--- START ---

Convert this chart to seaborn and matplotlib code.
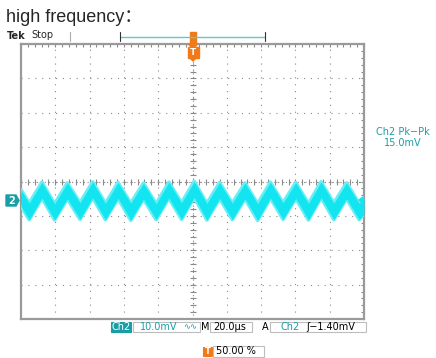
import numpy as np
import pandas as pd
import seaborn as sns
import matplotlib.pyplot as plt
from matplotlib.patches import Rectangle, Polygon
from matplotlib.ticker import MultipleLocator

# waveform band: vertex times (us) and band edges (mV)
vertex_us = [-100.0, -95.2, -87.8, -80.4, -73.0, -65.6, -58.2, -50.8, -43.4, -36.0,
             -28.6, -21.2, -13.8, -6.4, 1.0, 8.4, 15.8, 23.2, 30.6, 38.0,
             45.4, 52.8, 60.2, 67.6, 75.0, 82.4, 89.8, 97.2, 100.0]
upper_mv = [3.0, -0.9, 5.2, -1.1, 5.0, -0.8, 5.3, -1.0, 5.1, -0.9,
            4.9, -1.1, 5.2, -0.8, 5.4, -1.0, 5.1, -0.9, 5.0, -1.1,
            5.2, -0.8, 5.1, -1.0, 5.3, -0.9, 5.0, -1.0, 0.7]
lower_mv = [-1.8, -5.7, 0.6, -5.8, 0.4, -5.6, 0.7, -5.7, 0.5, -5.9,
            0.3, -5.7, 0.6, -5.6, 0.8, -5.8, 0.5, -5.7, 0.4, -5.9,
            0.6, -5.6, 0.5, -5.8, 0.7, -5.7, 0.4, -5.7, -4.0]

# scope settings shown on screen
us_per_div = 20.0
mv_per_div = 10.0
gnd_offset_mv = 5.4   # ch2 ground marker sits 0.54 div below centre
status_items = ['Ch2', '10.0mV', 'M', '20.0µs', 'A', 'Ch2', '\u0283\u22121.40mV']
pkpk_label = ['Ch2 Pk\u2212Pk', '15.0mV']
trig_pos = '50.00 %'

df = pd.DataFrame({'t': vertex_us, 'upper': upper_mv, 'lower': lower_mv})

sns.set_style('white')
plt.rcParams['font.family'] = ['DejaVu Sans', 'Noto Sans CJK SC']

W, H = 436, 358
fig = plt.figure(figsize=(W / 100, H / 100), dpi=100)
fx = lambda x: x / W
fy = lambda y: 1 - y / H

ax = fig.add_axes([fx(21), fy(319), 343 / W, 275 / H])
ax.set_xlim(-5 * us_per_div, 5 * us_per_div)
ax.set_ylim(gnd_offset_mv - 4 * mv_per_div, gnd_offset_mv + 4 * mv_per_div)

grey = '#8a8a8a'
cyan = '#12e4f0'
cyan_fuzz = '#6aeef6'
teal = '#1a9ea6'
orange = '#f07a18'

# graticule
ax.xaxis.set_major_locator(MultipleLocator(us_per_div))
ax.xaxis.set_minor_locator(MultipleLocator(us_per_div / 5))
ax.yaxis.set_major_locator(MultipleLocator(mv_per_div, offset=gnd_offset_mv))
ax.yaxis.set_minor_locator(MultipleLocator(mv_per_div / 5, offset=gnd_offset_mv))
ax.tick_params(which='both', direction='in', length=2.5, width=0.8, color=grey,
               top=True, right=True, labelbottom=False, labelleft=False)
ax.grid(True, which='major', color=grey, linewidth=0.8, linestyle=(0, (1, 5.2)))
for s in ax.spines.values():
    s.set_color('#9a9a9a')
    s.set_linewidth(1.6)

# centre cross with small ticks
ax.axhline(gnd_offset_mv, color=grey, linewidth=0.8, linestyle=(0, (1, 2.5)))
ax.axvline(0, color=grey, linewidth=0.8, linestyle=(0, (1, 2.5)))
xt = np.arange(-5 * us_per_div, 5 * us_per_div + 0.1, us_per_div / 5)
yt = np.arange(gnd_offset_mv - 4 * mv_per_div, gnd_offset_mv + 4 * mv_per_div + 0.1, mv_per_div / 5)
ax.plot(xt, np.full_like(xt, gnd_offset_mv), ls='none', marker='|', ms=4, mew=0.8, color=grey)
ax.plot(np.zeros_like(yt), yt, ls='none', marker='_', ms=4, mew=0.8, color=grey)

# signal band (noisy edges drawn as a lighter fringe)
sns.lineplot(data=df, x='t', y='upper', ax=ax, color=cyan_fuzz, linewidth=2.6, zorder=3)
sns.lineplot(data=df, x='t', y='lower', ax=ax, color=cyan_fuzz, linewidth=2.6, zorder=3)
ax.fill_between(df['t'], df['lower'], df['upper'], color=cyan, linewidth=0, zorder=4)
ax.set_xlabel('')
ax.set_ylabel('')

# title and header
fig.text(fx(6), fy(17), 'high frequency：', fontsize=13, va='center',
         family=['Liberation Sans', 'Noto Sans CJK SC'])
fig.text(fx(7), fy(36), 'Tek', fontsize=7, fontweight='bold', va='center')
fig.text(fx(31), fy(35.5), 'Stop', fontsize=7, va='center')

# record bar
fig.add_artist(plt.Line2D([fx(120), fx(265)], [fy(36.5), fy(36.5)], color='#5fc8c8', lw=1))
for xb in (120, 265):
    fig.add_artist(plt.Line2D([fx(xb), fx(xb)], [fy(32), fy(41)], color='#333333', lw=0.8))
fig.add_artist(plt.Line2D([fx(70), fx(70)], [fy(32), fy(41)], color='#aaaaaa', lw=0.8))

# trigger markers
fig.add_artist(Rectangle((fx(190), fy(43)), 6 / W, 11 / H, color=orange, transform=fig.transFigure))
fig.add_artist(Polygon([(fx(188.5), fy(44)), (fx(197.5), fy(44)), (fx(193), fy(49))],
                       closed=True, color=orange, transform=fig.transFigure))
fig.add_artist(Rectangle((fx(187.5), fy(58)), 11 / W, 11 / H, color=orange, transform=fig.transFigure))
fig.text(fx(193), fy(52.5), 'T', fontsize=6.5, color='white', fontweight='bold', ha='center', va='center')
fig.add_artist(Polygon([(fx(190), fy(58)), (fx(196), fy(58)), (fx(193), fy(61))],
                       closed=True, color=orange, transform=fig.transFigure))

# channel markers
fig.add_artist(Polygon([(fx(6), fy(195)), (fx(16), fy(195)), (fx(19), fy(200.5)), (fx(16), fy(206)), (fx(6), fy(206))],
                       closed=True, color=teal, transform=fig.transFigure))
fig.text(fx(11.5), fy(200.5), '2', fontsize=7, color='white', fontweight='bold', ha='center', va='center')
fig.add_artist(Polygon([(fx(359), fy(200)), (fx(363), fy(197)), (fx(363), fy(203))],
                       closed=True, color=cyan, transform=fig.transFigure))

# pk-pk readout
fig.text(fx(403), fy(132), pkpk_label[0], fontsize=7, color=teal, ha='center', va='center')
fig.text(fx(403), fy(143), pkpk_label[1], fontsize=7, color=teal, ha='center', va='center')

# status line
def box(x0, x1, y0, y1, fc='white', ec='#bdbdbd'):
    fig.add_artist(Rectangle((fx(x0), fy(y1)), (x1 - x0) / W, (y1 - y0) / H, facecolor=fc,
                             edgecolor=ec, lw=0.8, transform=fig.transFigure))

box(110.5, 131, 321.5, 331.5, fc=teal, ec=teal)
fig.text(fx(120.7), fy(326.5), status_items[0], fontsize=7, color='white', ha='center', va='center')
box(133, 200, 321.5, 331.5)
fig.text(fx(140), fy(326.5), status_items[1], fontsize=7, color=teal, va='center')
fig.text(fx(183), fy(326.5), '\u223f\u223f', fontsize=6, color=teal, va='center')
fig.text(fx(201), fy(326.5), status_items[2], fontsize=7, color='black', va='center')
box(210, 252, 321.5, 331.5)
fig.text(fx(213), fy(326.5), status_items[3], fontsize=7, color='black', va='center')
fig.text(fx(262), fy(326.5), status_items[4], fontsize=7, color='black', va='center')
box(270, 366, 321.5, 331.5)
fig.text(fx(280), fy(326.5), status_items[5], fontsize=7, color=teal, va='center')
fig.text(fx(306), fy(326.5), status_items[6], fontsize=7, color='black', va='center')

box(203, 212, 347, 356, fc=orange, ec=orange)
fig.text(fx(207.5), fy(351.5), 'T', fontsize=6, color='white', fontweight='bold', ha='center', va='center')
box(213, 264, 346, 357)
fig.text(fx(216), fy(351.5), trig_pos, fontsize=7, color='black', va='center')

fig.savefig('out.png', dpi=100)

--- END ---

- _What the task asks_:
Leave the pictures out and reproduce exactly the lines from the top of the listing above through the line with "fy = lambda y: 1 - y / H".

- _Final answer_:
Convert this chart to seaborn and matplotlib code.
import numpy as np
import pandas as pd
import seaborn as sns
import matplotlib.pyplot as plt
from matplotlib.patches import Rectangle, Polygon
from matplotlib.ticker import MultipleLocator

# waveform band: vertex times (us) and band edges (mV)
vertex_us = [-100.0, -95.2, -87.8, -80.4, -73.0, -65.6, -58.2, -50.8, -43.4, -36.0,
             -28.6, -21.2, -13.8, -6.4, 1.0, 8.4, 15.8, 23.2, 30.6, 38.0,
             45.4, 52.8, 60.2, 67.6, 75.0, 82.4, 89.8, 97.2, 100.0]
upper_mv = [3.0, -0.9, 5.2, -1.1, 5.0, -0.8, 5.3, -1.0, 5.1, -0.9,
            4.9, -1.1, 5.2, -0.8, 5.4, -1.0, 5.1, -0.9, 5.0, -1.1,
            5.2, -0.8, 5.1, -1.0, 5.3, -0.9, 5.0, -1.0, 0.7]
lower_mv = [-1.8, -5.7, 0.6, -5.8, 0.4, -5.6, 0.7, -5.7, 0.5, -5.9,
            0.3, -5.7, 0.6, -5.6, 0.8, -5.8, 0.5, -5.7, 0.4, -5.9,
            0.6, -5.6, 0.5, -5.8, 0.7, -5.7, 0.4, -5.7, -4.0]

# scope settings shown on screen
us_per_div = 20.0
mv_per_div = 10.0
gnd_offset_mv = 5.4   # ch2 ground marker sits 0.54 div below centre
status_items = ['Ch2', '10.0mV', 'M', '20.0µs', 'A', 'Ch2', '\u0283\u22121.40mV']
pkpk_label = ['Ch2 Pk\u2212Pk', '15.0mV']
trig_pos = '50.00 %'

df = pd.DataFrame({'t': vertex_us, 'upper': upper_mv, 'lower': lower_mv})

sns.set_style('white')
plt.rcParams['font.family'] = ['DejaVu Sans', 'Noto Sans CJK SC']

W, H = 436, 358
fig = plt.figure(figsize=(W / 100, H / 100), dpi=100)
fx = lambda x: x / W
fy = lambda y: 1 - y / H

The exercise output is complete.